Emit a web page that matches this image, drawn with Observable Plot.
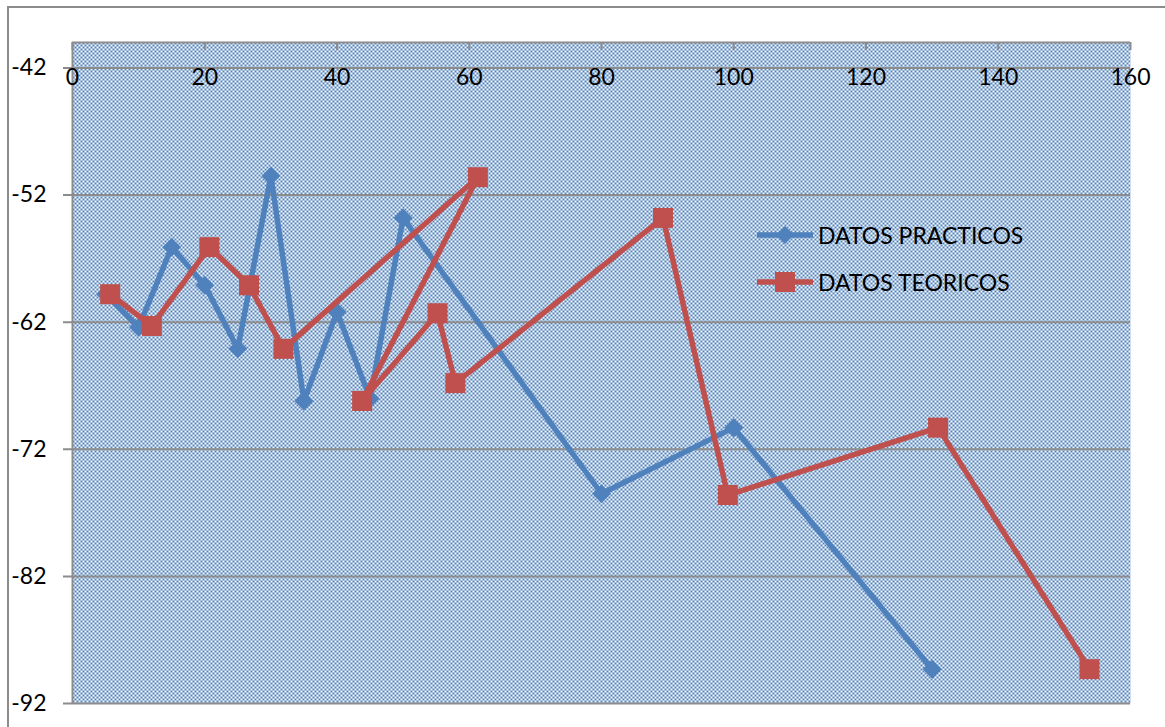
<!DOCTYPE html>
<html>
<head>
<meta charset="utf-8">
<script src="https://cdn.jsdelivr.net/npm/d3@7"></script>
<script src="https://cdn.jsdelivr.net/npm/@observablehq/plot@0.6"></script>
<style>
  html, body { margin: 0; padding: 0; background: #fff; overflow: hidden; }
  #wrap { position: relative; width: 1165px; height: 727px; }
  #border { position: absolute; left: 7px; top: 6px; width: 2000px; height: 2000px;
            border: 2px solid #8c8c8c; pointer-events: none; box-sizing: border-box; }
  #legend { position: absolute; left: 755px; top: 211px; font-family: Lato, "Open Sans", sans-serif;
            font-size: 23px; color: #000; }
  .row { display: flex; align-items: center; height: 47px; }
  .row svg { margin-right: 3px; }
</style>
</head>
<body>
<div id="wrap"><div id="border"></div><div id="legend"></div></div>
<script>
// ---- data ----
const seriesNames = ["DATOS PRACTICOS", "DATOS TEORICOS"];
const practicosX = [5, 10, 15, 20, 25, 30, 35, 40, 45, 50, 80, 100, 130];
const practicosY = [-59.8, -62.4, -56.1, -59.1, -64.1, -50.5, -68.2, -61.2, -68.0, -53.8, -75.5, -70.3, -89.3];
const teoricosX = [5.7, 12, 20.7, 26.7, 31.9, 61.3, 43.8, 55.2, 57.9, 89.3, 99.1, 130.9, 153.8];
const teoricosY = [-59.8, -62.3, -56.1, -59.1, -64.1, -50.6, -68.2, -61.3, -66.8, -53.8, -75.6, -70.3, -89.3];
const xTicks = [0, 20, 40, 60, 80, 100, 120, 140, 160];
const yTicks = [-42, -52, -62, -72, -82, -92];
const xDomain = [0, 160];
const yDomain = [-92, -40];
const xAxisCrossesAt = -42;

const practicos = practicosX.map((x, i) => ({x, y: practicosY[i]}));
const teoricos = teoricosX.map((x, i) => ({x, y: teoricosY[i]}));

const blue = "#4F81BD", red = "#C0504D", gray = "#8c8c8c";
const W = 1165, H = 727, mL = 72, mR = 35, mT = 42, mB = 24;
const plotH = H - mT - mB;

const diamond = {
  draw(ctx, size) {
    const r = Math.sqrt(size / 2);
    ctx.moveTo(0, -r); ctx.lineTo(r, 0); ctx.lineTo(0, r); ctx.lineTo(-r, 0); ctx.closePath();
  }
};

const svg = Plot.plot({
  width: W, height: H,
  marginLeft: mL, marginRight: mR, marginTop: mT, marginBottom: mB,
  x: {domain: xDomain, axis: null},
  y: {domain: yDomain, axis: null},
  style: {fontFamily: "Lato, 'Open Sans', sans-serif", fontSize: "23px", color: "#000", background: "#fff", overflow: "visible"},
  marks: [
    Plot.frame({fill: "url(#chk)", stroke: "none"}),
    Plot.ruleY(yTicks, {y: d => d, stroke: gray, strokeWidth: 2, insetLeft: -9}),
    Plot.ruleY([yDomain[1]], {y: d => d, stroke: gray, strokeWidth: 2}),
    Plot.ruleX([xDomain[0]], {x: d => d, stroke: gray, strokeWidth: 2}),
    Plot.ruleX(xTicks, {x: d => d, stroke: gray, strokeWidth: 2, insetBottom: plotH - 8}),
    Plot.axisY({ticks: yTicks, tickSize: 0, tickPadding: 26, label: null, fontSize: 23, tickFormat: d => String(d).replace("−", "-")}),
    Plot.text(xTicks, {x: d => d, y: () => xAxisCrossesAt, dy: 10, text: d => String(d), fontSize: 23, fill: "#000"}),
    Plot.line(practicos, {x: "x", y: "y", stroke: blue, strokeWidth: 5.5, strokeLinejoin: "round"}),
    Plot.dot(practicos, {x: "x", y: "y", symbol: diamond, r: 7.6, fill: blue, stroke: "none"}),
    Plot.line(teoricos, {x: "x", y: "y", stroke: red, strokeWidth: 5.5, strokeLinejoin: "round"}),
    Plot.dot(teoricos, {x: "x", y: "y", symbol: "square", r: 11.3, fill: red, stroke: "none"})
  ]
});

d3.select(svg).insert("defs", ":first-child").html(
  `<pattern id="chk" width="4" height="4" patternUnits="userSpaceOnUse">
     <rect width="4" height="4" fill="#fff"/>
     <rect width="2" height="2" fill="${blue}"/>
     <rect x="2" y="2" width="2" height="2" fill="${blue}"/>
   </pattern>`);
svg.style.position = "absolute";
svg.style.left = "0";
svg.style.top = "0";
document.getElementById("wrap").insertBefore(svg, document.getElementById("border"));

// legend
const legend = d3.select("#legend");
const sw = [{c: blue, s: "diamond"}, {c: red, s: "square"}];
seriesNames.forEach((name, i) => {
  const row = legend.append("div").attr("class", "row");
  const s = row.append("svg").attr("width", 60).attr("height", 24);
  s.append("line").attr("x1", 2).attr("x2", 58).attr("y1", 12).attr("y2", 12)
    .attr("stroke", sw[i].c).attr("stroke-width", 5.5);
  if (sw[i].s === "diamond") {
    s.append("path").attr("d", "M30,3L39,12L30,21L21,12Z").attr("fill", sw[i].c);
  } else {
    s.append("rect").attr("x", 20).attr("y", 2).attr("width", 20).attr("height", 20).attr("fill", sw[i].c);
  }
  row.append("span").text(name);
});
</script>
</body>
</html>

····················

### Goal
Leaving the pictures aside, transcribe the entire listing exactly.

### Correct output
Emit a web page that matches this image, drawn with Observable Plot.
<!DOCTYPE html>
<html>
<head>
<meta charset="utf-8">
<script src="https://cdn.jsdelivr.net/npm/d3@7"></script>
<script src="https://cdn.jsdelivr.net/npm/@observablehq/plot@0.6"></script>
<style>
  html, body { margin: 0; padding: 0; background: #fff; overflow: hidden; }
  #wrap { position: relative; width: 1165px; height: 727px; }
  #border { position: absolute; left: 7px; top: 6px; width: 2000px; height: 2000px;
            border: 2px solid #8c8c8c; pointer-events: none; box-sizing: border-box; }
  #legend { position: absolute; left: 755px; top: 211px; font-family: Lato, "Open Sans", sans-serif;
            font-size: 23px; color: #000; }
  .row { display: flex; align-items: center; height: 47px; }
  .row svg { margin-right: 3px; }
</style>
</head>
<body>
<div id="wrap"><div id="border"></div><div id="legend"></div></div>
<script>
// ---- data ----
const seriesNames = ["DATOS PRACTICOS", "DATOS TEORICOS"];
const practicosX = [5, 10, 15, 20, 25, 30, 35, 40, 45, 50, 80, 100, 130];
const practicosY = [-59.8, -62.4, -56.1, -59.1, -64.1, -50.5, -68.2, -61.2, -68.0, -53.8, -75.5, -70.3, -89.3];
const teoricosX = [5.7, 12, 20.7, 26.7, 31.9, 61.3, 43.8, 55.2, 57.9, 89.3, 99.1, 130.9, 153.8];
const teoricosY = [-59.8, -62.3, -56.1, -59.1, -64.1, -50.6, -68.2, -61.3, -66.8, -53.8, -75.6, -70.3, -89.3];
const xTicks = [0, 20, 40, 60, 80, 100, 120, 140, 160];
const yTicks = [-42, -52, -62, -72, -82, -92];
const xDomain = [0, 160];
const yDomain = [-92, -40];
const xAxisCrossesAt = -42;

const practicos = practicosX.map((x, i) => ({x, y: practicosY[i]}));
const teoricos = teoricosX.map((x, i) => ({x, y: teoricosY[i]}));

const blue = "#4F81BD", red = "#C0504D", gray = "#8c8c8c";
const W = 1165, H = 727, mL = 72, mR = 35, mT = 42, mB = 24;
const plotH = H - mT - mB;

const diamond = {
  draw(ctx, size) {
    const r = Math.sqrt(size / 2);
    ctx.moveTo(0, -r); ctx.lineTo(r, 0); ctx.lineTo(0, r); ctx.lineTo(-r, 0); ctx.closePath();
  }
};

const svg = Plot.plot({
  width: W, height: H,
  marginLeft: mL, marginRight: mR, marginTop: mT, marginBottom: mB,
  x: {domain: xDomain, axis: null},
  y: {domain: yDomain, axis: null},
  style: {fontFamily: "Lato, 'Open Sans', sans-serif", fontSize: "23px", color: "#000", background: "#fff", overflow: "visible"},
  marks: [
    Plot.frame({fill: "url(#chk)", stroke: "none"}),
    Plot.ruleY(yTicks, {y: d => d, stroke: gray, strokeWidth: 2, insetLeft: -9}),
    Plot.ruleY([yDomain[1]], {y: d => d, stroke: gray, strokeWidth: 2}),
    Plot.ruleX([xDomain[0]], {x: d => d, stroke: gray, strokeWidth: 2}),
    Plot.ruleX(xTicks, {x: d => d, stroke: gray, strokeWidth: 2, insetBottom: plotH - 8}),
    Plot.axisY({ticks: yTicks, tickSize: 0, tickPadding: 26, label: null, fontSize: 23, tickFormat: d => String(d).replace("−", "-")}),
    Plot.text(xTicks, {x: d => d, y: () => xAxisCrossesAt, dy: 10, text: d => String(d), fontSize: 23, fill: "#000"}),
    Plot.line(practicos, {x: "x", y: "y", stroke: blue, strokeWidth: 5.5, strokeLinejoin: "round"}),
    Plot.dot(practicos, {x: "x", y: "y", symbol: diamond, r: 7.6, fill: blue, stroke: "none"}),
    Plot.line(teoricos, {x: "x", y: "y", stroke: red, strokeWidth: 5.5, strokeLinejoin: "round"}),
    Plot.dot(teoricos, {x: "x", y: "y", symbol: "square", r: 11.3, fill: red, stroke: "none"})
  ]
});

d3.select(svg).insert("defs", ":first-child").html(
  `<pattern id="chk" width="4" height="4" patternUnits="userSpaceOnUse">
     <rect width="4" height="4" fill="#fff"/>
     <rect width="2" height="2" fill="${blue}"/>
     <rect x="2" y="2" width="2" height="2" fill="${blue}"/>
   </pattern>`);
svg.style.position = "absolute";
svg.style.left = "0";
svg.style.top = "0";
document.getElementById("wrap").insertBefore(svg, document.getElementById("border"));

// legend
const legend = d3.select("#legend");
const sw = [{c: blue, s: "diamond"}, {c: red, s: "square"}];
seriesNames.forEach((name, i) => {
  const row = legend.append("div").attr("class", "row");
  const s = row.append("svg").attr("width", 60).attr("height", 24);
  s.append("line").attr("x1", 2).attr("x2", 58).attr("y1", 12).attr("y2", 12)
    .attr("stroke", sw[i].c).attr("stroke-width", 5.5);
  if (sw[i].s === "diamond") {
    s.append("path").attr("d", "M30,3L39,12L30,21L21,12Z").attr("fill", sw[i].c);
  } else {
    s.append("rect").attr("x", 20).attr("y", 2).attr("width", 20).attr("height", 20).attr("fill", sw[i].c);
  }
  row.append("span").text(name);
});
</script>
</body>
</html>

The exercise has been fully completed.